70 VIPs call for independent inquiry into why more ethnic minorities are dying of covid-19 in UK
London, May 10, 2020 (AltAfrica)-More than 70 public figures are calling for a full independent public inquiry into deaths from Covid-19 among people from ethnic minority backgrounds.
They have signed a letter to the prime minister calling for more transparency.
Signatories include author Malorie Blackman, playwright, Kwame Kwei-Armah, and Baroness Doreen Lawrence.
Black men and women are nearly twice as likely to die with coronavirus as white people in England and Wales, according to the Office for National Statistics.
There were at least 3,378 deaths of black and minority ethnic (BAME) individuals in hospitals in England up to 5 May.
This means that, where ethnicity is known, BAME people represented 17% of all deaths to this point.
“Only an independent public inquiry will provide the answers we need. Such an inquiry is essential for all, especially for those who have lost loved ones as a result of the pandemic,” the open letter to Boris Johnson says.
A scientific review by Public Health England (PHE) into the impact of Covid-19 on frontline workers from ethnic minority backgrounds and the wider community is already under way.
The rapid review, which is due to report by the end of the month, will examine health records to try to establish more “robust” data on emerging evidence that the virus is having a disproportionate effect on certain groups
The Office for National Statistics analysis shows the inequality in death rates between black and white people persists after taking into account age, where people live, and some measures of deprivation and prior health.
People from Indian, Bangladeshi and Pakistani communities also had a significantly higher risk of dying.
The Labour Party has announced its own review into coronavirus impact on black, Asian and ethnic minority communities, headed by Baroness Lawrence.
The campaigner and mother of murdered teenager Stephen Lawrence has been appointed as Labour’s race relations adviser by leader Sir Keir Starmer.
The 2011 census – the most accurate source – showed that 14.5% of the English population were from BAME backgrounds. But clearly the proportion may have grown since then.
In 2016, the Office for National Statistics estimated that it could have increased to 15.4% of the population.
Using these estimates, the figures show there have been 36 deaths with coronavirus for every 100,000 white people. The figure for Asian people is slightly less at 33 per 100,000 people.

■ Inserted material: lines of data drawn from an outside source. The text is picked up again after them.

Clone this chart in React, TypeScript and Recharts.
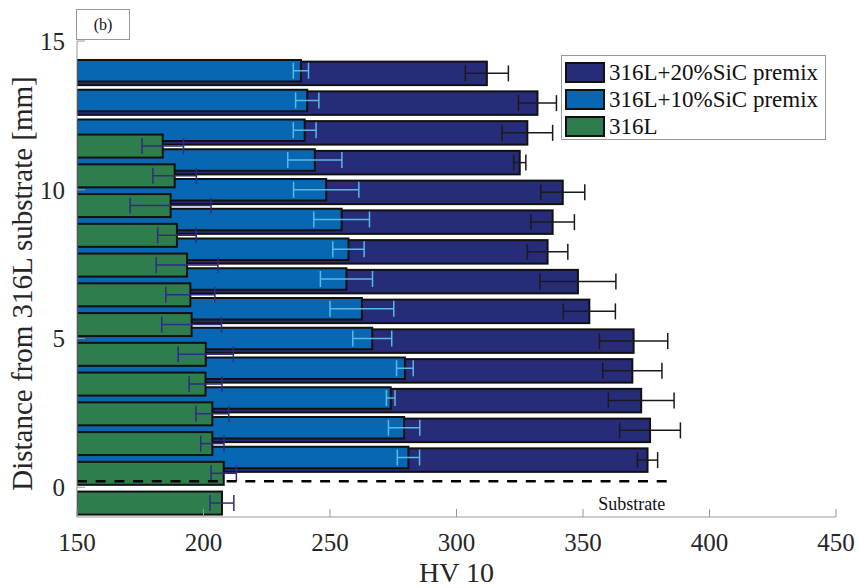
import React from "react";
import {
  ComposedChart,
  Bar,
  XAxis,
  YAxis,
  ErrorBar,
  ReferenceLine,
  Legend,
} from "recharts";

const FONT = '"Liberation Serif", "Times New Roman", serif';

const seriesNames = ["316L+20%SiC premix", "316L+10%SiC premix", "316L"];

// 316L+20%SiC premix
const sic20Pos = [13.88, 12.88, 11.88, 10.88, 9.88, 8.88, 7.88, 6.88, 5.88, 4.88, 3.88, 2.88, 1.88, 0.88];
const sic20Hv = [312, 332, 328, 325, 342, 338, 336, 348, 352.5, 370, 369.5, 373, 376.5, 375.5];
const sic20Err = [8.5, 7.5, 10, 2.4, 8.7, 8.6, 8, 15, 10.3, 13.5, 11.7, 13, 12, 4];

// 316L+10%SiC premix
const sic10Pos = [14, 13, 12, 11, 10, 9, 8, 7, 6, 5, 4, 3, 2, 1];
const sic10Hv = [238.5, 241, 240, 244, 248.5, 254.6, 257.3, 256.5, 262.6, 266.7, 279.6, 274, 279.3, 281];
const sic10Err = [3, 4.6, 4.5, 10.7, 12.9, 11, 6.2, 10.3, 12.6, 7.7, 3.3, 1.7, 6.2, 4.4];

// 316L
const plainPos = [11.5, 10.5, 9.5, 8.5, 7.5, 6.5, 5.5, 4.5, 3.5, 2.5, 1.5, 0.5, -0.5];
const plainHv = [183.9, 188.6, 187, 189.5, 193.5, 194.8, 195.3, 200.9, 200.8, 203.5, 203.5, 208, 207.3];
const plainErr = [8.2, 8.6, 16, 7.6, 12.2, 9.7, 11.8, 10.9, 6.5, 6.5, 4.6, 5, 4.7];

const xTicks = [150, 200, 250, 300, 350, 400, 450];
const yTicks = [0, 5, 10, 15];

const substrateLevel = 0.2;
const substrateSpan = [150, 386.5];

type Row = {
  pos: number;
  sic20: number | null;
  sic20Err: number | null;
  sic10: number | null;
  sic10Err: number | null;
  plain: number | null;
  plainErr: number | null;
};

function buildRows(): Row[] {
  const map = new Map<number, Row>();
  const put = (pos: number, key: string, v: number, e: number) => {
    let r = map.get(pos);
    if (!r) {
      r = { pos, sic20: null, sic20Err: null, sic10: null, sic10Err: null, plain: null, plainErr: null };
      map.set(pos, r);
    }
    (r as any)[key] = v;
    (r as any)[key + "Err"] = e;
  };
  sic20Pos.forEach((p, i) => put(p, "sic20", sic20Hv[i], sic20Err[i]));
  sic10Pos.forEach((p, i) => put(p, "sic10", sic10Hv[i], sic10Err[i]));
  plainPos.forEach((p, i) => put(p, "plain", plainHv[i], plainErr[i]));
  return Array.from(map.values()).sort((a, b) => a.pos - b.pos);
}

const data = buildRows();

// draws each bar with a fixed thickness around the centre the scale gives
function barShape(key: string, thickness: number) {
  return (props: any) => {
    const { x, y, width, height, fill, payload } = props;
    if (!payload || payload[key] == null || !isFinite(width)) return <g />;
    const cy = y + height / 2;
    return (
      <rect
        x={x}
        y={cy - thickness / 2}
        width={Math.max(width, 0)}
        height={thickness}
        fill={fill}
        stroke="#111"
        strokeWidth={2}
      />
    );
  };
}

const renderLegend = (props: any) => {
  const items = [...(props.payload ?? [])].sort(
    (a: any, b: any) => seriesNames.indexOf(a.value) - seriesNames.indexOf(b.value)
  );
  return (
    <div
      style={{
        boxSizing: "border-box",
        width: 265,
        height: 85,
        border: "1px solid #999",
        background: "#fff",
        padding: "3px 0 0 3px",
        fontFamily: FONT,
      }}
    >
      {items.map((it: any) => (
        <div key={it.value} style={{ display: "flex", alignItems: "center", height: 27 }}>
          <span
            style={{
              display: "inline-block",
              boxSizing: "border-box",
              width: 40,
              height: 21,
              background: it.color,
              border: "2px solid #111",
              marginRight: 4,
            }}
          />
          <span style={{ fontSize: 23, lineHeight: "27px", color: "#111", whiteSpace: "nowrap" }}>
            {it.value}
          </span>
        </div>
      ))}
    </div>
  );
};

const substrateLabel = (props: any) => {
  const vb = props.viewBox || {};
  const right = vb.width != null ? vb.x + vb.width : vb.x2 ?? 675;
  const top = vb.y ?? vb.y1 ?? 482;
  return (
    <text x={right - 10} y={top + 29} textAnchor="end" fontFamily={FONT} fontSize={18} fill="#111">
      Substrate
    </text>
  );
};

const yLabel = (props: any) => {
  const vb = props.viewBox || { x: 0, y: 41, width: 77, height: 476 };
  const cx = vb.x + 32;
  const cy = vb.y + vb.height / 2 + 4.5;
  return (
    <text
      x={cx}
      y={cy}
      transform={`rotate(-90 ${cx} ${cy})`}
      textAnchor="middle"
      fontFamily={FONT}
      fontSize={29}
      fill="#262626"
    >
      Distance from 316L substrate [mm]
    </text>
  );
};

const tickStyle = { fontFamily: FONT, fontSize: 25, fill: "#262626" };

export default function App() {
  return (
    <div style={{ position: "absolute", left: 0, top: 0, width: 860, height: 588, fontFamily: FONT, background: "#fff" }}>
      <ComposedChart
        width={860}
        height={588}
        data={data}
        layout="vertical"
        margin={{ top: 41, right: 24, bottom: 0, left: 0 }}
      >
        <XAxis
          type="number"
          domain={[150, 450]}
          ticks={xTicks}
          allowDataOverflow
          height={71}
          tickSize={-8}
          tickMargin={24}
          stroke="#999"
          tick={tickStyle}
          label={{ value: "HV 10", position: "insideBottom", offset: 6, fontFamily: FONT, fontSize: 28, fill: "#262626" }}
        />
        <XAxis
          xAxisId="top"
          orientation="top"
          type="number"
          domain={[150, 450]}
          ticks={xTicks}
          allowDataOverflow
          height={0}
          tickSize={-8}
          tick={false}
          stroke="#999"
        />
        <YAxis
          type="number"
          dataKey="pos"
          domain={[-1, 15]}
          ticks={yTicks}
          allowDataOverflow
          reversed
          width={77}
          tickSize={-8}
          tickMargin={20}
          stroke="#999"
          tick={tickStyle}
          label={yLabel}
        />
        <YAxis
          yAxisId="right"
          orientation="right"
          type="number"
          dataKey="pos"
          domain={[-1, 15]}
          ticks={yTicks}
          allowDataOverflow
          reversed
          width={0}
          tickSize={-8}
          tick={false}
          stroke="#999"
        />
        <Bar
          dataKey="sic20"
          name={seriesNames[0]}
          fill="#262c78"
          shape={barShape("sic20", 23.5)}
          isAnimationActive={false}
        >
          <ErrorBar dataKey="sic20Err" direction="x" width={8} stroke="#1a1a1a" strokeWidth={1.5} isAnimationActive={false} />
        </Bar>
        <Bar
          dataKey="sic10"
          name={seriesNames[1]}
          fill="#0867b2"
          shape={barShape("sic10", 21.5)}
          isAnimationActive={false}
        >
          <ErrorBar dataKey="sic10Err" direction="x" width={8} stroke="#5ab8e6" strokeWidth={1.5} isAnimationActive={false} />
        </Bar>
        <Bar
          dataKey="plain"
          name={seriesNames[2]}
          fill="#2e7d4c"
          shape={barShape("plain", 23)}
          isAnimationActive={false}
        >
          <ErrorBar dataKey="plainErr" direction="x" width={8} stroke="#2d2d82" strokeWidth={1.5} isAnimationActive={false} />
        </Bar>
        <ReferenceLine
          segment={[
            { x: substrateSpan[0], y: substrateLevel },
            { x: substrateSpan[1], y: substrateLevel },
          ]}
          stroke="#000"
          strokeWidth={2.5}
          strokeDasharray="10 8.7"
          label={substrateLabel}
        />
        <Legend
          layout="vertical"
          align="center"
          verticalAlign="middle"
          wrapperStyle={{ left: 561, top: 55, width: 265, height: 85 }}
          content={renderLegend}
        />
      </ComposedChart>
      <div
        style={{
          position: "absolute",
          left: 76,
          top: 9,
          width: 54,
          height: 31,
          boxSizing: "border-box",
          border: "1px solid #999",
          fontSize: 16,
          lineHeight: "29px",
          textAlign: "center",
          color: "#111",
        }}
      >
        (b)
      </div>
    </div>
  );
}
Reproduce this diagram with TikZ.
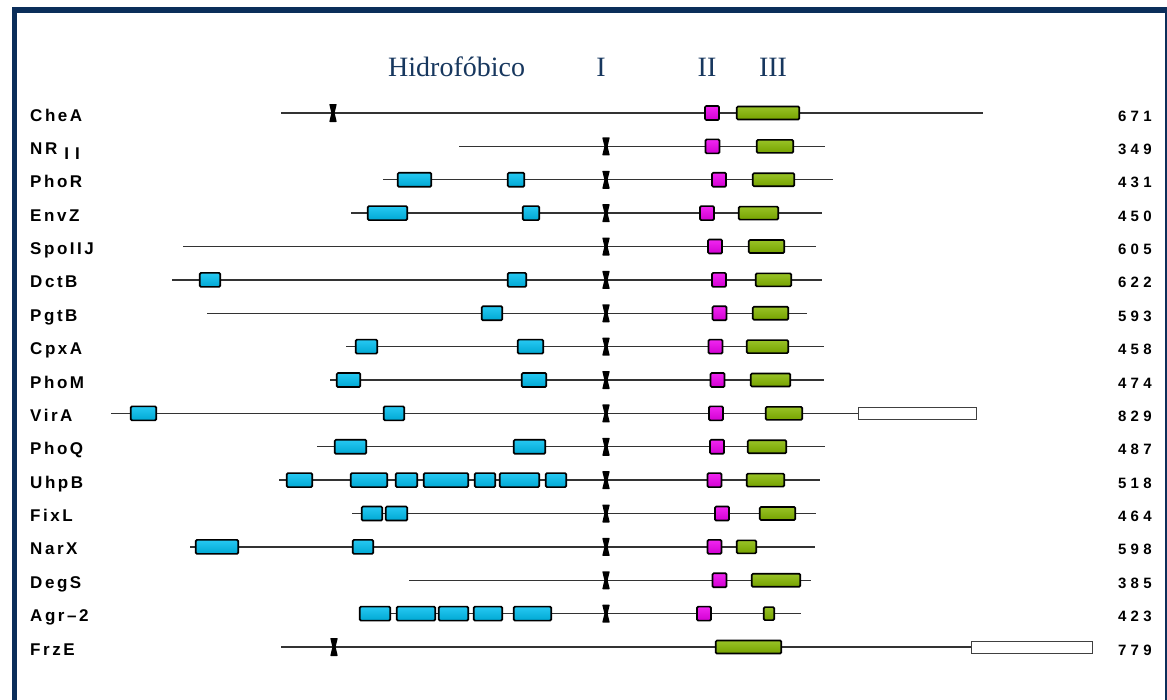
\documentclass[tikz,border=0pt]{standalone}
\usepackage{fontspec}
\setmainfont{Liberation Serif}
\newfontfamily\protfont{Liberation Sans}[LetterSpace=15]
\newfontfamily\lenfont{Liberation Sans}[LetterSpace=28]
\newfontfamily\headfont{Liberation Serif}
\usetikzlibrary{calc}
\definecolor{cframe}{HTML}{0B2E5A}
\definecolor{chead}{HTML}{17375E}
\definecolor{ccyan}{HTML}{00BFF0}
\definecolor{cmagenta}{HTML}{EE00EE}
\definecolor{cgreen}{HTML}{86B800}
\definecolor{cline}{HTML}{333333}
\tikzset{
  every picture/.style={x=1pt, y=-1pt},
  frame/.style={draw=cframe, line width=5.5pt},
  backbone/.style={draw=cline, line width=1.3pt},
  domain/.style={draw=black, line width=1.7pt, rounded corners=1.2pt, inner sep=0pt,
    minimum height=14pt, top color=#1!85!white, bottom color=#1!88!black},
  hydro/.style={domain=ccyan},
  boxII/.style={domain=cmagenta, minimum width=14pt},
  boxIII/.style={domain=cgreen, minimum height=13pt},
  tail/.style={draw=black!75, line width=1pt, fill=white, inner sep=0pt, minimum height=12pt},
  hourglass/.style={fill=black, rounded corners=0.6pt},
  protname/.style={font=\protfont\bfseries\fontsize{17}{17}\selectfont, anchor=base west, inner sep=0pt},
  protlen/.style={font=\lenfont\bfseries\fontsize{15}{15}\selectfont, anchor=base west, inner sep=0pt},
  head/.style={font=\headfont\fontsize{28}{28}\selectfont, text=chead, inner sep=0pt},
}

\begin{document}
\begin{tikzpicture}
  \useasboundingbox (0,0) rectangle (1167,699);
  \draw[frame] (14.5,705) -- (14.5,10) -- (1167.5,10) -- (1167.5,705);
  % column heads
  \node[head, anchor=base west] (hhyd) at (388,76) {Hidrofóbico};
  \node[head, anchor=base] (hI) at (601,76) {I};
  \node[head, anchor=base] (hII) at (707,76) {II};
  \node[head, anchor=base] (hIII) at (773,76) {III};
  % names and lengths
  \foreach \nm/\len [count=\i] in {CheA/671, {NR\hspace{7pt}\raisebox{-5pt}{I\hspace{6pt}I}}/349, PhoR/431, EnvZ/450,
      SpoIIJ/605, DctB/622, PgtB/593, CpxA/458, PhoM/474, VirA/829, PhoQ/487, UhpB/518,
      FixL/464, NarX/598, DegS/385, Agr–2/423, FrzE/779} {
    \node[protname] (name\i) at (30,{113+33.375*(\i-1)+8}) {\nm};
    \node[protlen] (len\i) at (1118,{113+33.375*(\i-1)+8}) {\len};
  }
  % backbones
  \foreach \i/\a/\b [evaluate=\i as \y using 113+33.375*(\i-1)] in {1/281/983, 2/459/825,
      3/383/833, 4/351/822, 5/183/816, 6/172/822, 7/207/807, 8/346/824, 9/330/824,
      10/111/858, 11/317/825, 12/279/820, 13/352/816, 14/190/815, 15/409/811, 16/359/801,
      17/281/971} {
    \coordinate (s\i) at (\a,\y);
    \coordinate (e\i) at (\b,\y);
    \draw[backbone] (s\i) -- (e\i);
  }
  % hydrophobic stretches
  \foreach \i/\a/\b [count=\n, evaluate=\i as \y using 113+33.375*(\i-1)] in {3/397/432, 3/507/525,
      4/367/408, 4/522/540, 6/199/221, 6/507/527, 7/481/503, 8/355/378, 8/517/544,
      9/336/361, 9/521/547, 10/130/157, 10/383/405, 11/334/367, 11/513/546,
      12/286/313, 12/350/388, 12/395/418, 12/423/469, 12/474/496, 12/499/540, 12/545/567,
      13/361/383, 13/385/408, 14/195/239, 14/352/374,
      16/359/391, 16/396/436, 16/438/469, 16/473/503, 16/513/552} {
    \node[hydro, minimum width={\b-\a-1.5}] (hyd\n) at ({(\a+\b)/2},\y) {};
  }
  % motif I
  \foreach \i/\x [count=\n, evaluate=\i as \y using 113+33.375*(\i-1)] in {1/333, 2/606, 3/606, 4/606,
      5/606, 6/606, 7/606, 8/606, 9/606, 10/606, 11/606, 12/606, 13/606, 14/606, 15/606, 16/606, 17/334} {
    \fill[hourglass, shift={(\x,\y)}] (-3.8,-9) -- (3.8,-9) -- (1.6,0) -- (3.8,9) -- (-3.8,9) -- (-1.6,0) -- cycle;
  }
  % motif II
  \foreach \i/\a/\b [count=\n, evaluate=\i as \y using 113+33.375*(\i-1)] in {1/704/720, 2/705/720,
      3/711/727, 4/699/715, 5/707/723, 6/711/727, 7/712/727, 8/708/723, 9/710/725, 10/708/724,
      11/710/724, 12/707/722, 13/714/730, 14/707/722, 15/712/727, 16/697/711} {
    \node[boxII] (mII\n) at ({(\a+\b)/2},\y) {};
  }
  % motif III
  \foreach \i/\a/\b [count=\n, evaluate=\i as \y using 113+33.375*(\i-1)] in {1/736/800, 2/756/794,
      3/752/795, 4/738/779, 5/748/785, 6/755/792, 7/752/789, 8/746/789, 9/750/791, 10/765/803,
      11/747/787, 12/746/785, 13/759/796, 14/736/757, 15/751/801, 16/763/775, 17/715/782} {
    \node[boxIII, minimum width={\b-\a-1.5}] (mIII\n) at ({(\a+\b)/2},\y) {};
  }
  % extra c-terminal domains
  \node[tail, minimum width=118pt, anchor=west] (xt10) at (e10) {};
  \node[tail, minimum width=121pt, anchor=west] (xt17) at (e17) {};
\end{tikzpicture}
\end{document}
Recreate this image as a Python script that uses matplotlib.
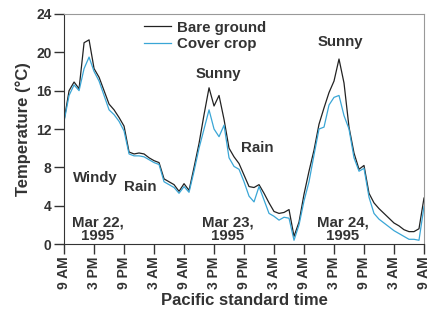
import matplotlib
matplotlib.use("Agg")
import matplotlib.pyplot as plt

plt.rcParams['font.family'] = ['Liberation Sans', 'DejaVu Sans']
plt.rcParams['font.weight'] = 'bold'

# heures depuis le 22 mars, 9 AM
heures = list(range(73))

bare = [12.9, 16.0, 16.9, 16.2, 21.0, 21.3, 18.3, 17.4, 16.0, 14.6,
        14.0, 13.2, 12.3, 9.6, 9.4, 9.5, 9.4, 9.0, 8.7, 8.5,
        6.8, 6.5, 6.2, 5.5, 6.3, 5.6, 8.0, 10.5, 13.5, 16.3,
        14.4, 15.5, 13.0, 10.0, 9.1, 8.4, 7.2, 6.0, 5.9, 6.2,
        5.3, 4.3, 3.4, 3.2, 3.3, 3.6, 0.8, 2.3, 5.2, 7.6,
        9.8, 12.5, 14.2, 15.8, 17.0, 19.3, 16.8, 12.2, 9.5, 7.8,
        8.2, 5.3, 4.3, 3.7, 3.2, 2.7, 2.2, 1.9, 1.5, 1.3,
        1.3, 1.6, 4.8]

cover = [12.8, 15.5, 16.6, 16.0, 18.3, 19.5, 18.0, 17.0, 15.5, 14.0,
         13.5, 12.8, 11.8, 9.4, 9.2, 9.2, 9.1, 8.8, 8.5, 8.3,
         6.5, 6.2, 5.9, 5.3, 6.0, 5.4, 7.6, 10.0, 12.0, 14.0,
         12.0, 11.2, 12.4, 9.0, 8.1, 7.8, 6.5, 5.0, 4.4, 6.0,
         4.6, 3.2, 2.9, 2.5, 2.8, 2.7, 0.4, 2.0, 4.5, 6.5,
         9.3, 12.0, 12.2, 14.5, 15.3, 15.5, 13.4, 12.0, 9.0, 7.6,
         7.9, 4.9, 3.2, 2.6, 2.2, 1.8, 1.4, 1.1, 0.8, 0.5,
         0.5, 0.4, 3.9]

ticks_x = list(range(0, 73, 6))
labels_x = ['9 AM', '3 PM', '9 PM', '3 AM'] * 3 + ['9 AM']
ticks_y = [0, 4, 8, 12, 16, 20, 24]

gris = '#333333'

fig = plt.figure(figsize=(4.3, 3.17), dpi=100)
ax = fig.add_axes([0.149, 0.230, 0.837, 0.726])

ax.plot(heures, bare, color='#222222', lw=0.9, label='Bare ground')
ax.plot(heures, cover, color='#3aa6d6', lw=0.9, label='Cover crop')

ax.set_xlim(0, 72)
ax.set_ylim(0, 24)
ax.set_xticks(ticks_x)
ax.set_xticklabels(labels_x, rotation=90)
ax.set_yticks(ticks_y)
ax.tick_params(direction='out', length=7, width=1, color=gris,
               labelsize=10, labelcolor=gris, pad=2)

for s in ['top', 'right']:
    ax.spines[s].set_color('#999999')
    ax.spines[s].set_linewidth(0.8)
for s in ['left', 'bottom']:
    ax.spines[s].set_color(gris)
    ax.spines[s].set_linewidth(0.8)

ax.set_xlabel('Pacific standard time', fontsize=12, fontweight='bold',
              color=gris, labelpad=3)
ax.set_ylabel('Temperature (\u00b0C)', fontsize=12, fontweight='bold',
              color=gris, labelpad=4)

# annotations
txt = dict(fontsize=10.8, color=gris, ha='center', va='center')
ax.text(6.2, 6.9, 'Windy', **txt)
ax.text(15.2, 6.0, 'Rain', **txt)
ax.text(30.8, 17.7, 'Sunny', **txt)
ax.text(38.6, 10.0, 'Rain', **txt)
ax.text(55.2, 21.1, 'Sunny', **txt)
ax.text(6.8, 1.5, 'Mar 22,\n1995', linespacing=0.95, **txt)
ax.text(32.8, 1.5, 'Mar 23,\n1995', linespacing=0.95, **txt)
ax.text(55.8, 1.5, 'Mar 24,\n1995', linespacing=0.95, **txt)

leg = ax.legend(loc='upper left', bbox_to_anchor=(0.206, 0.997), frameon=False,
                fontsize=10.8, handlelength=1.8, handletextpad=0.4,
                labelspacing=0.15, borderaxespad=0)
for t in leg.get_texts():
    t.set_color(gris)

fig.savefig('out.png', dpi=100)
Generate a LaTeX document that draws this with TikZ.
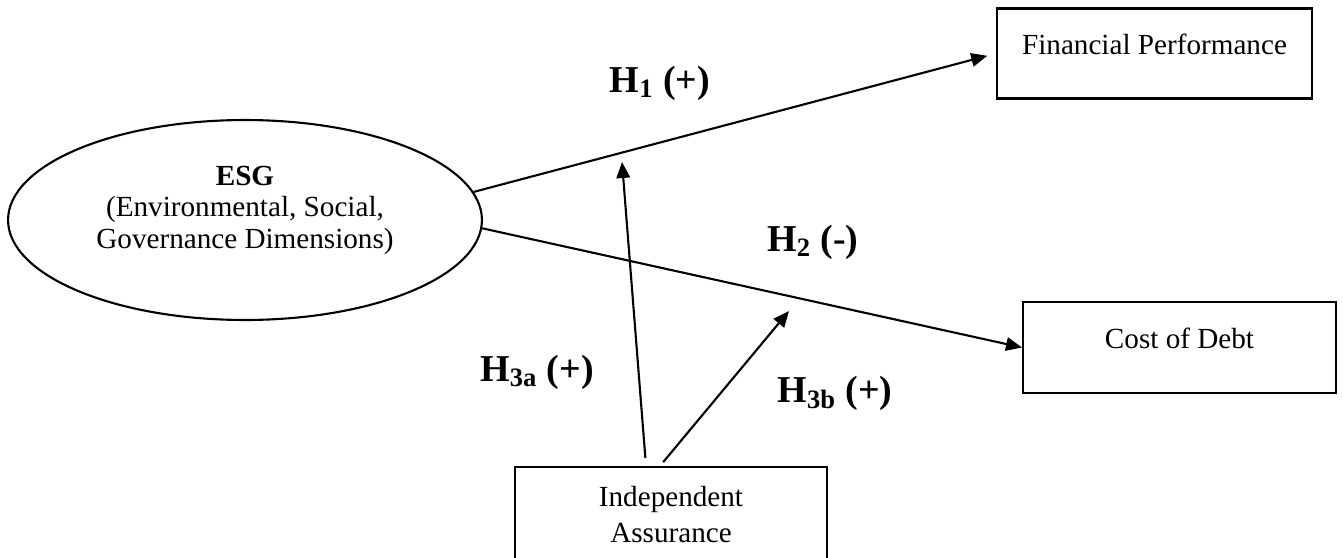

However, it jumps to 56 deaths with coronavirus for every 100,000 black people and 59 per 100,000 individuals from other ethnic minority backgrounds.
Similar breakdowns by ethnicity for Wales, Scotland and Northern Ireland are not currently available.
Further evidence shows that a third of all critically-ill coronavirus patients were from BAME backgrounds.
The research from the Intensive Care National Audit and Research Centre (ICNARC) is based on 6,770 patients from intensive care units across England, Wales and Northern Ireland.
Some of the highest death and hospitalisation rates during the outbreak have been in London, where 40% of the population are from ethnic minority backgrounds (according to the 2011 census).
But even when you adjust for where the coronavirus outbreak has hit hardest, both the Office for National Statistics and think-tank Institute for Fiscal Studies have concluded that ethnic minorities are being disproportionately impacted.
Research from the Institute for Fiscal Studies (IFS) shows that if we only looked at where BAME communities were concentrated, we might expect to see higher death rates than that for white British individuals.
However, the research says that this geographical factor is counter-balanced by the factor of age.
Most ethnic minorities are much younger than white Britons – and therefore should be less susceptible to the virus.
The IFS concludes that, if we look at both geography and age combined, the death rate should be lower for most ethnicities than for white people.